“I am told that Eversley is a very desolate spot and, as the work is very hard, we look like ‘going through it’ … The whole battalion has come this time and we are living all over the place. Finchampstead and Cressley are adjoining hamlets, one can barely call them villages for there are houses merely scattered here and there, and only a couple of shops for both places. We are living as we can; some in stables and haylofts, barns, coach houses etc, some in a school, and others, including myself, in empty houses. But we are not all together, as at Camberley, but scattered all over the place. God knows how we are going to get anything to eat! They gave us breakfast this morning in barracks, then we walked the 12 to 14 miles here”.
Jonathan Kendall Smith, who had signed up in Ilkley and joined Tunstill’s Company along with the other Ilkley volunteers, died at Connaught Hospital from pneumonia. He was the fourth member of the Company to die in training. He was 26 years old and before enlisting had worked as a farm servant for a number of families in the Ilkley area.

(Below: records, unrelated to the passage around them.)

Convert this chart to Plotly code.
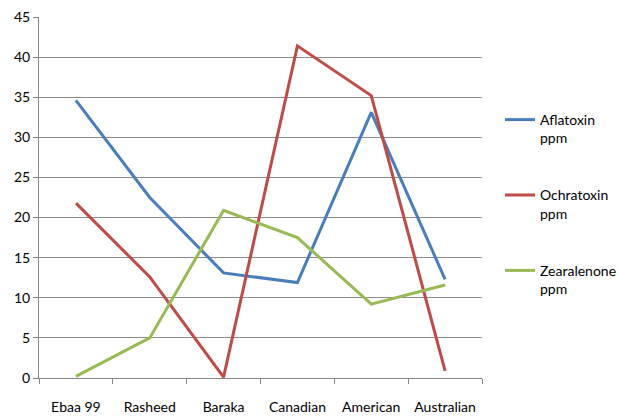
import plotly.graph_objects as go

# Mycotoxin levels by wheat variety
varieties = ["Ebaa 99", "Rasheed", "Baraka", "Canadian", "American", "Australian"]
aflatoxin = [34.6, 22.5, 13.1, 11.9, 33.1, 12.3]
ochratoxin = [21.8, 12.6, 0.1, 41.4, 35.2, 0.9]
zearalenone = [0.2, 5.0, 20.9, 17.5, 9.2, 11.6]

series_names = ["Aflatoxin<br>ppm", "Ochratoxin<br>ppm", "Zearalenone<br>ppm"]
series_values = [aflatoxin, ochratoxin, zearalenone]
series_colors = ["#4A7EBB", "#BE4B48", "#98B954"]
y_ticks = [0, 5, 10, 15, 20, 25, 30, 35, 40, 45]

FONT = "Lato, Calibri, Carlito, sans-serif"

fig = go.Figure()
for i, (name, vals, col) in enumerate(zip(series_names, series_values, series_colors)):
    fig.add_trace(go.Scatter(
        x=varieties, y=vals, name=name, mode="lines",
        line=dict(color=col, width=3),
        legendgroup=f"g{i}",
    ))

fig.update_layout(
    width=619, height=416,
    margin=dict(l=39, r=137, t=17, b=38, autoexpand=False),
    paper_bgcolor="white", plot_bgcolor="white",
    font=dict(family=FONT, size=14, color="#000000"),
    showlegend=True,
    legend=dict(
        xref="container", yref="container",
        x=500 / 619, y=1 - 104 / 416, xanchor="left", yanchor="top",
        font=dict(family=FONT, size=14, color="#000000"),
        tracegroupgap=36, valign="top",
        bgcolor="rgba(0,0,0,0)",
    ),
    xaxis=dict(
        type="category", range=[-0.5, 5.5], automargin=False,
        showline=True, linecolor="#868686", linewidth=1,
        ticks="outside", tickson="boundaries", ticklen=5, tickcolor="#868686",
        showgrid=False, ticklabelstandoff=16,
        tickfont=dict(family=FONT, size=14, color="#000000"),
    ),
    yaxis=dict(
        range=[0, 45], tickvals=y_ticks, automargin=False,
        showline=True, linecolor="#868686", linewidth=1,
        ticks="outside", ticklen=5, tickcolor="#868686",
        showgrid=True, gridcolor="#8C8C8C", gridwidth=1,
        zeroline=False,
        tickfont=dict(family=FONT, size=14, color="#000000"),
    ),
)

fig.write_html("out.html")
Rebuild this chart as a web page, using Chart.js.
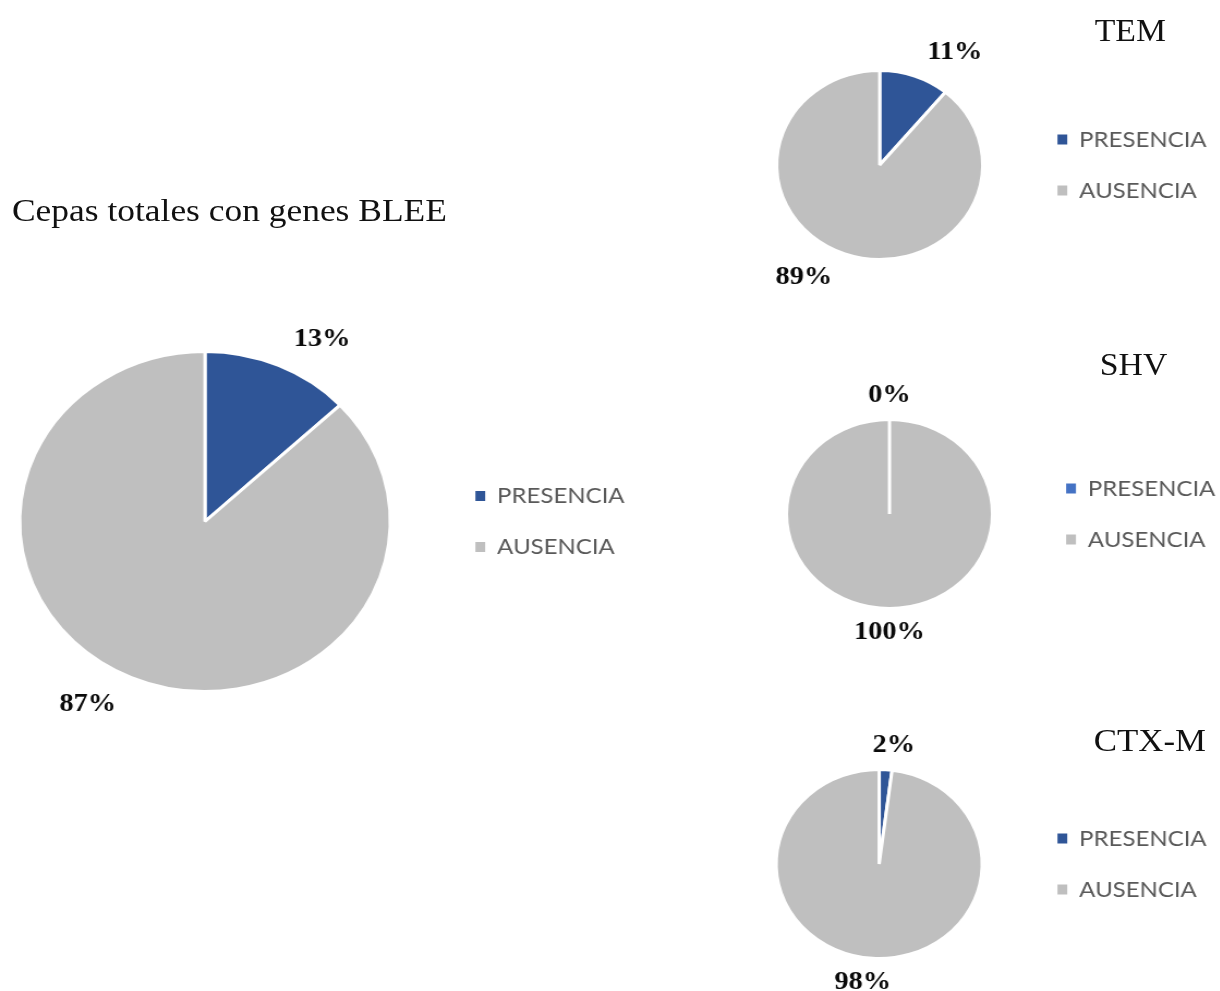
<!DOCTYPE html>
<html>
<head>
<meta charset="utf-8">
<script src="https://cdn.jsdelivr.net/npm/chart.js@4.4.1/dist/chart.umd.min.js"></script>
<style>
  html, body { margin: 0; padding: 0; background: #fff; width: 1220px; height: 991px; overflow: hidden; }
  /* the figure is laid out narrow and stretched horizontally as a whole */
  #page { position: absolute; left: 0; top: 0; width: 1120px; height: 991px; transform: scaleX(1.09); transform-origin: 0 0; }
  .title { position: absolute; font-family: "Liberation Serif", "Times New Roman", serif; font-size: 31px; line-height: 1; color: #111; white-space: nowrap; }
  .main { font-size: 32.5px; }
  .gene { width: 200px; text-align: center; }
  canvas { position: absolute; }
</style>
</head>
<body>
<div id="page">
  <div class="title main" style="left:11px; top:194px;">Cepas totales con genes BLEE</div>
  <div class="title gene" style="left:937px; top:15px;">TEM</div>
  <div class="title gene" style="left:940px; top:349px;">SHV</div>
  <div class="title gene" style="left:955px; top:724px; font-size:32px;">CTX-M</div>
  <canvas id="cTotal"></canvas>
  <canvas id="cTem"></canvas>
  <canvas id="cShv"></canvas>
  <canvas id="cCtx"></canvas>
</div>
<script>
// categories and percentages
const categories = ['PRESENCIA', 'AUSENCIA'];
const totalPct = [13, 87];
const temPct = [11, 89];
const shvPct = [0, 100];
const ctxmPct = [2, 98];

const darkBlue = '#2F5597';
const lightBlue = '#4472C4';
const gray = '#BFBFBF';

const LEGEND_FONT = { family: 'Lato, "Open Sans", sans-serif', size: 22 };
const LEGEND_PAD = 29;
const BOX_W = 9, BOX_H = 10;
const BORDER = 3;

// percentage labels just outside each slice
const valueLabels = {
  id: 'valueLabels',
  afterDatasetsDraw(chart) {
    const ctx = chart.ctx;
    const meta = chart.getDatasetMeta(0);
    const values = chart.data.datasets[0].data;
    ctx.save();
    ctx.font = 'bold 26px "Liberation Serif", "Times New Roman", serif';
    ctx.fillStyle = '#0a0a0a';
    ctx.textAlign = 'center';
    ctx.textBaseline = 'middle';
    meta.data.forEach((arc, i) => {
      const p = arc.getProps(['x', 'y', 'startAngle', 'endAngle', 'outerRadius'], true);
      const mid = (p.startAngle + p.endAngle) / 2;
      const c = Math.cos(mid), s = Math.sin(mid);
      const d = p.outerRadius + 9 + p.outerRadius * 0.05;
      const text = values[i] + '%';
      const w = ctx.measureText(text).width, h = 21;
      const sx = Math.max(-1, Math.min(1, 4 * c));
      const sy = Math.max(-1, Math.min(1, 4 * s));
      ctx.fillText(text, p.x + c * d + sx * (w / 2 + 7), p.y + s * d + sy * h / 2);
    });
    ctx.restore();
  }
};

function legendItemWidth() {
  const m = document.createElement('canvas').getContext('2d');
  m.font = `${LEGEND_FONT.size}px ${LEGEND_FONT.family}`;
  const tw = Math.max(...categories.map(t => m.measureText(t).width));
  return BOX_W + LEGEND_FONT.size / 2 + tw;
}

function makePie(id, values, colors, cx, cy, r, textRight) {
  const canvas = document.getElementById(id);
  const itemW = legendItemWidth();
  const right = textRight + 10;
  const legendLeft = right - (LEGEND_PAD + itemW + 10);
  const left = Math.round(2 * cx - legendLeft);
  const width = Math.round(right - left);
  const height = Math.round(2 * r + 120);
  const top = Math.round(cy - height / 2);
  canvas.width = width;
  canvas.height = height;
  canvas.style.left = left + 'px';
  canvas.style.top = top + 'px';

  return new Chart(canvas, {
    type: 'pie',
    data: {
      labels: categories,
      datasets: [{
        data: values,
        backgroundColor: colors,
        borderColor: '#ffffff',
        borderWidth: BORDER,
        radius: r + BORDER / 2
      }]
    },
    options: {
      responsive: false,
      animation: false,
      events: [],
      layout: { padding: 0 },
      plugins: {
        tooltip: { enabled: false },
        title: { display: false },
        legend: {
          position: 'right',
          align: 'center',
          labels: {
            color: '#595959',
            font: LEGEND_FONT,
            boxWidth: BOX_W,
            boxHeight: BOX_H,
            padding: LEGEND_PAD,
            generateLabels(chart) {
              const base = Chart.overrides.doughnut.plugins.legend.labels.generateLabels(chart);
              return base.map(item => Object.assign({}, item, { lineWidth: 0, strokeStyle: 'rgba(0,0,0,0)', hidden: false }));
            }
          }
        }
      }
    },
    plugins: [valueLabels]
  });
}

makePie('cTotal', totalPct, [darkBlue, gray], 188.1, 521, 168.5, 573.4);
makePie('cTem', temPct, [darkBlue, gray], 807.3, 164.5, 93, 1107.3);
makePie('cShv', shvPct, [lightBlue, gray], 816.1, 514, 93, 1114.7);
makePie('cCtx', ctxmPct, [darkBlue, gray], 806.9, 863.5, 93, 1107.3);
</script>
</body>
</html>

He was one of six children of Jonathan and Emma Smith who had farmed land near Askwith; after his father’s death, his mother had kept up the family farm.
Robert Singleton, who had been examined on 20th
January, was formally discharged from the Army on account of his having flat
feet, which left him unfit to march any distance. However, Robert Singleton
would subsequently re-join the Army. Although the details of his subsequent
service have not been established, he is known to have been on active service
in Greece in November 1916, from where he wrote a letter home which was
subsequently reported in the Craven
Herald.
Pte. Arthur Walton
(see 30th December 1914)
was reported by Sgt. Henry Carrodus (I am, as yet,
unable to make a positive identification of this man) and Pte. Owen (unidentified) as having been ‘drunk in town about 9pm’; on the
orders of Col. George Rainier Crawford
(see 22nd January), he
would be confined to barracks for 14 days.